Assuming the planet is mainly emitting in the infrared, their have been infrared searches using the WISE telescope (Wide Infrared Survey Explorer).
Searches were conducted using WISE, but nothing found based at those distances on the criteria in this recent paper. The February paper proposes a gaseous planet. This should have showed up in the recent WISE survey at 22 microns. May be its rocky body with dim albedo. This would require a large optical to telescope get down to 28+ magnitude

Regarding Planet X. Among the WISE bands, W2 provides the best constraints on the presence of a companion to the Sun. Given the typical sensitivities achieved by WISE. W2 is capable of detecting objects at larger distances than W1, W3, and W4 for W1 − W2 > 1.2, W2 − W3 < 4.3, and W2 − W4 < 7.6, respectively. Although W1 offers higher S/N at W1 − W2 < 1.2, Any brown dwarf with that colour (T2) would be easily detected at W2 if it is within the range of plausible distances for a solar companion (<1 pc) based on the absolute magnitudes of L and T dwarfs.

This is a huge survey to analyse based on the above parameters. However, it could be filtered down to specific type Brown Dwarf (BD) that may have its own planets.

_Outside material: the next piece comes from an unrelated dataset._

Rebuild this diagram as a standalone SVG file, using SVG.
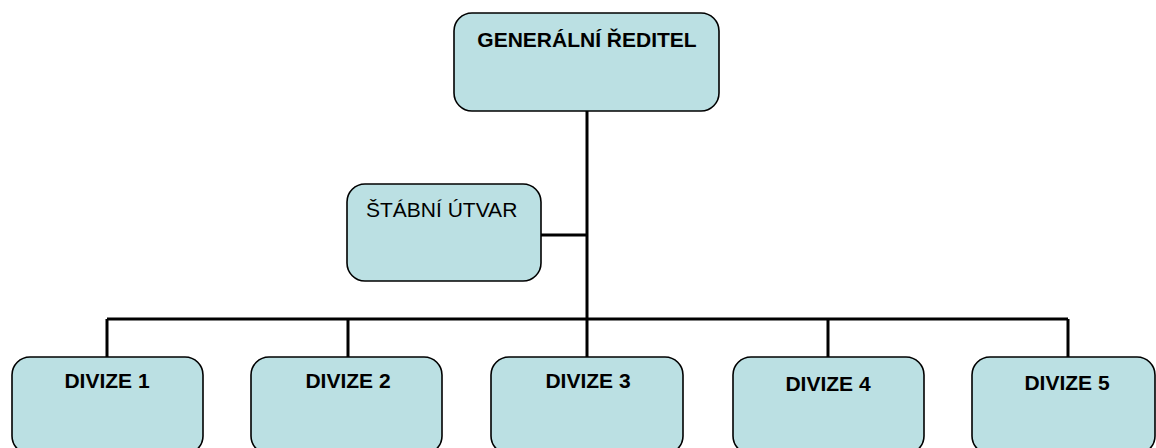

(We carried out recent data from W2 had 0.5 bn flux points with a FOV of 5 x 5 degrees resulted in 700 potential BDs). Applying WISE + ALLWISE + NEOWISE provides multiple epochs to potentially detect a shift

If a bound object is discovered by WISE, then it likely will explain the perceived Oort cloud comet anomaly and it will be a “Goldilocks” companion.

Any promising observation that is recorded in the WISE database would be sent to narrow-field IR telescopes for detailed follow up observations to falsify or verify the Goldilocks criteria. Time frame ~ 1 year.

Using the WISE telescope (Wide Infrared Survey Explorer), we have been using T7 BD type body as Planet X within the outer Solar System. We have been using WISE W2 band which should enhance candidates in that region.

We have analysed 25 sq. degs.up to August 2015 and are currently searching 75 sq. degs. in the Northern Hemisphere to the end of 2016

Using both WISE + ALLWISE + NEOWISE and comparison past catalogues 2MASS, SDSS and Spitzer. These will provide many epochs to see a reasonable shift of the proposed planet.